Leaving the pictures aside, transcribe every line below exactly.

++++ DATASET EXCERPT

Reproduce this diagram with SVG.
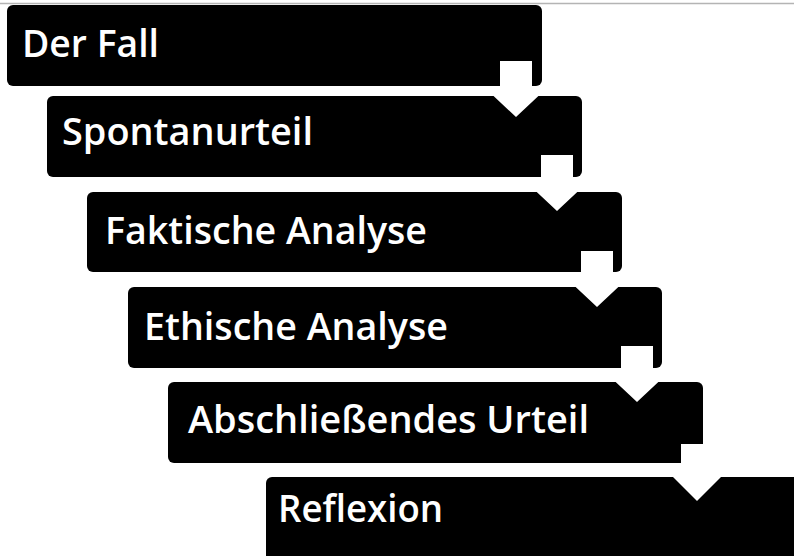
<svg xmlns="http://www.w3.org/2000/svg" width="794" height="556" viewBox="0 0 794 556">
<style>
.box{fill:#000}
.lbl{fill:#fff;font-family:"Open Sans",Lato,"Liberation Sans",sans-serif;font-size:38.5px;font-weight:600}
.arr{fill:#fff}
</style>
<rect width="794" height="556" fill="#fff"/>
<line x1="0" y1="3.5" x2="794" y2="3.5" stroke="#b4b4b4" stroke-width="1.5"/>
<g id="n1"><rect class="box" x="7" y="5" width="535" height="81" rx="6"/><text class="lbl" x="22" y="57" textLength="137" lengthAdjust="spacingAndGlyphs">Der Fall</text></g>
<g id="n2"><rect class="box" x="47" y="96" width="535" height="81" rx="6"/><text class="lbl" x="62" y="145" textLength="251" lengthAdjust="spacingAndGlyphs">Spontanurteil</text></g>
<g id="n3"><rect class="box" x="87" y="192" width="535" height="80" rx="6"/><text class="lbl" x="105" y="244" textLength="322" lengthAdjust="spacingAndGlyphs">Faktische Analyse</text></g>
<g id="n4"><rect class="box" x="128" y="287" width="534" height="81" rx="6"/><text class="lbl" x="144" y="340" textLength="304" lengthAdjust="spacingAndGlyphs">Ethische Analyse</text></g>
<g id="n5"><rect class="box" x="168" y="382" width="535" height="81" rx="6"/><text class="lbl" x="188" y="433" textLength="401" lengthAdjust="spacingAndGlyphs">Abschließendes Urteil</text></g>
<g id="n6"><rect class="box" x="266" y="477" width="540" height="90" rx="6"/><text class="lbl" x="278" y="522" textLength="165" lengthAdjust="spacingAndGlyphs">Reflexion</text></g>
<g id="connectors">
<polygon class="arr" points="500,61 532,61 532,87 548,87 516,117 484,87 500,87"/>
<polygon class="arr" points="541,155 573,155 573,181 589,181 557,211 525,181 541,181"/>
<polygon class="arr" points="581,251 613,251 613,277 629,277 597,307 565,277 581,277"/>
<polygon class="arr" points="621,346 653,346 653,372 669,372 637,402 605,372 621,372"/>
<polygon class="arr" points="681,444 713,444 713,469 729,469 697,501 665,469 681,469"/>
</g>
</svg>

++++++++

**RESULT**
Reproduce this diagram with SVG.
<svg xmlns="http://www.w3.org/2000/svg" width="794" height="556" viewBox="0 0 794 556">
<style>
.box{fill:#000}
.lbl{fill:#fff;font-family:"Open Sans",Lato,"Liberation Sans",sans-serif;font-size:38.5px;font-weight:600}
.arr{fill:#fff}
</style>
<rect width="794" height="556" fill="#fff"/>
<line x1="0" y1="3.5" x2="794" y2="3.5" stroke="#b4b4b4" stroke-width="1.5"/>
<g id="n1"><rect class="box" x="7" y="5" width="535" height="81" rx="6"/><text class="lbl" x="22" y="57" textLength="137" lengthAdjust="spacingAndGlyphs">Der Fall</text></g>
<g id="n2"><rect class="box" x="47" y="96" width="535" height="81" rx="6"/><text class="lbl" x="62" y="145" textLength="251" lengthAdjust="spacingAndGlyphs">Spontanurteil</text></g>
<g id="n3"><rect class="box" x="87" y="192" width="535" height="80" rx="6"/><text class="lbl" x="105" y="244" textLength="322" lengthAdjust="spacingAndGlyphs">Faktische Analyse</text></g>
<g id="n4"><rect class="box" x="128" y="287" width="534" height="81" rx="6"/><text class="lbl" x="144" y="340" textLength="304" lengthAdjust="spacingAndGlyphs">Ethische Analyse</text></g>
<g id="n5"><rect class="box" x="168" y="382" width="535" height="81" rx="6"/><text class="lbl" x="188" y="433" textLength="401" lengthAdjust="spacingAndGlyphs">Abschließendes Urteil</text></g>
<g id="n6"><rect class="box" x="266" y="477" width="540" height="90" rx="6"/><text class="lbl" x="278" y="522" textLength="165" lengthAdjust="spacingAndGlyphs">Reflexion</text></g>
<g id="connectors">
<polygon class="arr" points="500,61 532,61 532,87 548,87 516,117 484,87 500,87"/>
<polygon class="arr" points="541,155 573,155 573,181 589,181 557,211 525,181 541,181"/>
<polygon class="arr" points="581,251 613,251 613,277 629,277 597,307 565,277 581,277"/>
<polygon class="arr" points="621,346 653,346 653,372 669,372 637,402 605,372 621,372"/>
<polygon class="arr" points="681,444 713,444 713,469 729,469 697,501 665,469 681,469"/>
</g>
</svg>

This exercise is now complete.